Tuesday, April 30, 2013

God Took My Hands

Now for a really awesome miracle, certainly confirming my faith in a living, loving God Who will really answer and comfort us if we believe that He will:

Last night I fell into one of my worst crying episodes—the day had piled up one thing after another that was just negative input into my already stressed mind.  None of these things were major, but against the backdrop of my already grief-filled, very difficult life, it was more than I could process.  I went into my hating-myself-and-my-life mode, feeling like a horrible failure who was being endlessly punished for every misstep I ever took in my life.  I felt very used, unappreciated, lonely, and hopeless (for heaven's sake, my husband never talks!!!).  I've been in that mental place lots of times in the past, and I always get past them, so I knew I would get past it last night, but just did not know how.

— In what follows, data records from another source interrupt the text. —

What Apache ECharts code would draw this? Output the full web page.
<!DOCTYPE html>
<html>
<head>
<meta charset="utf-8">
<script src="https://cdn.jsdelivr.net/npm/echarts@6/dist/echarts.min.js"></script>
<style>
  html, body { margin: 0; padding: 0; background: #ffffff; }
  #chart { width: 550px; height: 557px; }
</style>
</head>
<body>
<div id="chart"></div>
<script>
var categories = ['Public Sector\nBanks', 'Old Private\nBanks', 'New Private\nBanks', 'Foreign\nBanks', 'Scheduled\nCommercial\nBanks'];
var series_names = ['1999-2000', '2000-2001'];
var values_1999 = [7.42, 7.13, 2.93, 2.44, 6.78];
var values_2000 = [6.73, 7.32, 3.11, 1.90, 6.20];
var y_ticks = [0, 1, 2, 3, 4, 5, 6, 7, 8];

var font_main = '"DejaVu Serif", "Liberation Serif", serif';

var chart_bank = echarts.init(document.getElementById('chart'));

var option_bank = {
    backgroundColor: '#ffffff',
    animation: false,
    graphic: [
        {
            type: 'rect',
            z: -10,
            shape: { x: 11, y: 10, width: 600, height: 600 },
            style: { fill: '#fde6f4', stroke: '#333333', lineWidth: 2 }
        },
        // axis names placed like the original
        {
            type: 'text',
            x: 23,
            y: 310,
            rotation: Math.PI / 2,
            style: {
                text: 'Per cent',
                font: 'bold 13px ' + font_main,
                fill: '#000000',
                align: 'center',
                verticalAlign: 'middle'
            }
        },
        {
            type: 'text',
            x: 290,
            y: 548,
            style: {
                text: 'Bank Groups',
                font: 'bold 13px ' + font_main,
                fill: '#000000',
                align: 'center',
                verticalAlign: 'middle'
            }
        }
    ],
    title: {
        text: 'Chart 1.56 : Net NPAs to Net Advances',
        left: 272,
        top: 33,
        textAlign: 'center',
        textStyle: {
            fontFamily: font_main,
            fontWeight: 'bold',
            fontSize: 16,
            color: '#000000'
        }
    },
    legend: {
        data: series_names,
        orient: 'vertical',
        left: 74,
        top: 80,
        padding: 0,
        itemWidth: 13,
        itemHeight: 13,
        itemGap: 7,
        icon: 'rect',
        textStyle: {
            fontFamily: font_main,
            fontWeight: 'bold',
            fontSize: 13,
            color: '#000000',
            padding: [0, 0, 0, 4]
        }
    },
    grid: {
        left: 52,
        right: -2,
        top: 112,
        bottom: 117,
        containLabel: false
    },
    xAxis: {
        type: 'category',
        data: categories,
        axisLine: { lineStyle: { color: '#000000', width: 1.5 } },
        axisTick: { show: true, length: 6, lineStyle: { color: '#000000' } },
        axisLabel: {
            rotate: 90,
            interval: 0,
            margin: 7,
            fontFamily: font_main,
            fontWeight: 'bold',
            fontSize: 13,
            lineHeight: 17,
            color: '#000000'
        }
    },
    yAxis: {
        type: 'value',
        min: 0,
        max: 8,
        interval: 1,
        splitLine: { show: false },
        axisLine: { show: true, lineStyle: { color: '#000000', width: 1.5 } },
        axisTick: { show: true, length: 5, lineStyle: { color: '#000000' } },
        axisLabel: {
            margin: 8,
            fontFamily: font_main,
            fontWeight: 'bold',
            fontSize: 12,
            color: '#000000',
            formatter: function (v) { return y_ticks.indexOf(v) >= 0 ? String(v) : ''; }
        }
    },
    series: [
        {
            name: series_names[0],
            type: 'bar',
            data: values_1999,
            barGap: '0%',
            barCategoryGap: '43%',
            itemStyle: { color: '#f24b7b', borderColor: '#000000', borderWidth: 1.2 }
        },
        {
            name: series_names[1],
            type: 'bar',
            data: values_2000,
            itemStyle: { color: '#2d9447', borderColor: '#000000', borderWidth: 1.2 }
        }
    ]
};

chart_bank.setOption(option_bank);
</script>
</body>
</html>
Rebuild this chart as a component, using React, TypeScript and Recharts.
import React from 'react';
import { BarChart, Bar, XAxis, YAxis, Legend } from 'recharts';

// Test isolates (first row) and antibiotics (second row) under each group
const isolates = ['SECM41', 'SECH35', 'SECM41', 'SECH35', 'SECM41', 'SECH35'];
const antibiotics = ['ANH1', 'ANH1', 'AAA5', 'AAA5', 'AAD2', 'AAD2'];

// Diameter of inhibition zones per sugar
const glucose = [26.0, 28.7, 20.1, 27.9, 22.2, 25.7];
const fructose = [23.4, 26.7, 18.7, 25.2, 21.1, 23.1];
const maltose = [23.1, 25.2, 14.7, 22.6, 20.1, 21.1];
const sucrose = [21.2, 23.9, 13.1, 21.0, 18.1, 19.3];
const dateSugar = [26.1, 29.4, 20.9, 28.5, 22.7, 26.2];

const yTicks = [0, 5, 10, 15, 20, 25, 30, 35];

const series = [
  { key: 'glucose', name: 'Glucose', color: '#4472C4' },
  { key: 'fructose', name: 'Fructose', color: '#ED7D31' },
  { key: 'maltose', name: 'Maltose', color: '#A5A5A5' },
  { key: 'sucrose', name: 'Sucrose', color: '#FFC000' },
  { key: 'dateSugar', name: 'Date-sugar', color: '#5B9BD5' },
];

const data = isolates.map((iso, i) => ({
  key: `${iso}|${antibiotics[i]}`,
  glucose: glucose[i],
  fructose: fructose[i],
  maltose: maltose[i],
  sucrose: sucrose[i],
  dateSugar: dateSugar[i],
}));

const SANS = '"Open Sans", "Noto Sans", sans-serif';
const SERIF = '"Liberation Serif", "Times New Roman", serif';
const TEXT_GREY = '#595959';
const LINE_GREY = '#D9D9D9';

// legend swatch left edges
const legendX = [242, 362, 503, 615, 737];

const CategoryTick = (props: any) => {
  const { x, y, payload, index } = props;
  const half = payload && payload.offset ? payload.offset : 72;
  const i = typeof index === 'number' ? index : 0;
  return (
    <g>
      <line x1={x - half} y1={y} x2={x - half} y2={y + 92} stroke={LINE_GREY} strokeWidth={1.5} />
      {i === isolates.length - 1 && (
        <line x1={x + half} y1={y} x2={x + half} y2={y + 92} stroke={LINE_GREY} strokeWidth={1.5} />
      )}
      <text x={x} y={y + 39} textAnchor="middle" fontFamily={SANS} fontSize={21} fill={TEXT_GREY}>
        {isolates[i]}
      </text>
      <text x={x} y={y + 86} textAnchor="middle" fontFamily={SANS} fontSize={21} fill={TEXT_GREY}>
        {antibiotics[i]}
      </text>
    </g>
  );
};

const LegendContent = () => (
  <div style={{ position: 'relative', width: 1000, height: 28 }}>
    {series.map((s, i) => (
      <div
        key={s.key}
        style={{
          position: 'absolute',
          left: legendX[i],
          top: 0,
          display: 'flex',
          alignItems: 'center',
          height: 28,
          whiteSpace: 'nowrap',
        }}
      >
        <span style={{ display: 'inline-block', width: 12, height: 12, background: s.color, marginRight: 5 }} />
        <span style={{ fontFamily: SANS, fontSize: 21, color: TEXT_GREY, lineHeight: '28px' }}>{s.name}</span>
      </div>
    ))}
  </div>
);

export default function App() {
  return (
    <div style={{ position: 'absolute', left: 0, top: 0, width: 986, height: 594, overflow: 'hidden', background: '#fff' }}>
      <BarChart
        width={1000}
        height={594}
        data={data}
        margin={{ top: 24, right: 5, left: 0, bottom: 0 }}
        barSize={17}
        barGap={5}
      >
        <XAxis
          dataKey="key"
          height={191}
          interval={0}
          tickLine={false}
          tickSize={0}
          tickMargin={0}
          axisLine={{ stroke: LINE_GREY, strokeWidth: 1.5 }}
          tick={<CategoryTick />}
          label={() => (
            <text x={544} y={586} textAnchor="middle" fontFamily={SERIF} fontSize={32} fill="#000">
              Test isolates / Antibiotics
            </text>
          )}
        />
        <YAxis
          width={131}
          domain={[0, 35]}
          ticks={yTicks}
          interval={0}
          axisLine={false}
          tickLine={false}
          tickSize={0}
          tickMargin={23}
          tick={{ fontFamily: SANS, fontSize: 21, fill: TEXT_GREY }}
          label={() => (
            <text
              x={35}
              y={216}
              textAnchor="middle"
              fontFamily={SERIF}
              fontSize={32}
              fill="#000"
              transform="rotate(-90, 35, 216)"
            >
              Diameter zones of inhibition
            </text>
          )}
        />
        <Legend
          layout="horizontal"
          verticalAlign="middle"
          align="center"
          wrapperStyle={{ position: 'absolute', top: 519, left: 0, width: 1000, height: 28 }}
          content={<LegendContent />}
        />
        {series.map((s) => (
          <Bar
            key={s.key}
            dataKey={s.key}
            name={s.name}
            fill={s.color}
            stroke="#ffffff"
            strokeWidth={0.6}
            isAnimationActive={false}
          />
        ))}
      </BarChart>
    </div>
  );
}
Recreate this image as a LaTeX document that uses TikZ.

I sat down and just cried it out to God, praying that He could help me, although I could not imagine how.  It came into my mind to open the Bible to a random page and read what it said—I've done this many times; sometimes it calms me like a miracle, but sometimes I'll turn to something like 2 Chronicles with stories of kings and battles and that does not help.  Last night I was barely in the mood to read even one verse, but I quickly opened the Bible, and it was on Psalm 77.

The Psalm begins:
I cried out to God for help;
    I cried out to God to hear me. 

When I was in distress, I sought the Lord;
    at night I stretched out untiring hands,
    and I would not be comforted. 
[This is exactly how I was feeling!  The very first line immediately stopped my crying, because I was so awed; I kept reading and it got even better.]


I was too troubled to speak.  
I thought about the former days,
    the years of long ago; 
[I could barely speak because I was crying so much; I WAS thinking about the past, haunted by both the good and bad memories.  This is always a mistake; we must keep just moving forward.]


Will the Lord reject forever?
  Will he never show his favor again? Has his unfailing love vanished forever?
    Has his promise failed for all time? Has God forgotten to be merciful?
    Has he in anger withheld his compassion?” 
[I was feeling very punished, knowing I deserved all my misery, even though I know God forgives us everything that we are sorry for.]


You are the God who performs miracles;
    you display your power among the peoples. 
[By the time I got to this line—even before—I was completely calm and comforted; God had truly performed a miracle for me.]

God didn't make any of my problems go away, but just feeling so awestruck by how He came to me and actually led my hands to this Psalm completely calmed and comforted me.  I forgot about the problems and all the negative thoughts in the blazing light of God's love and healing.


1 comment:

Lee said...

I am so happy that you were able to find peace during your time of extreme hardship!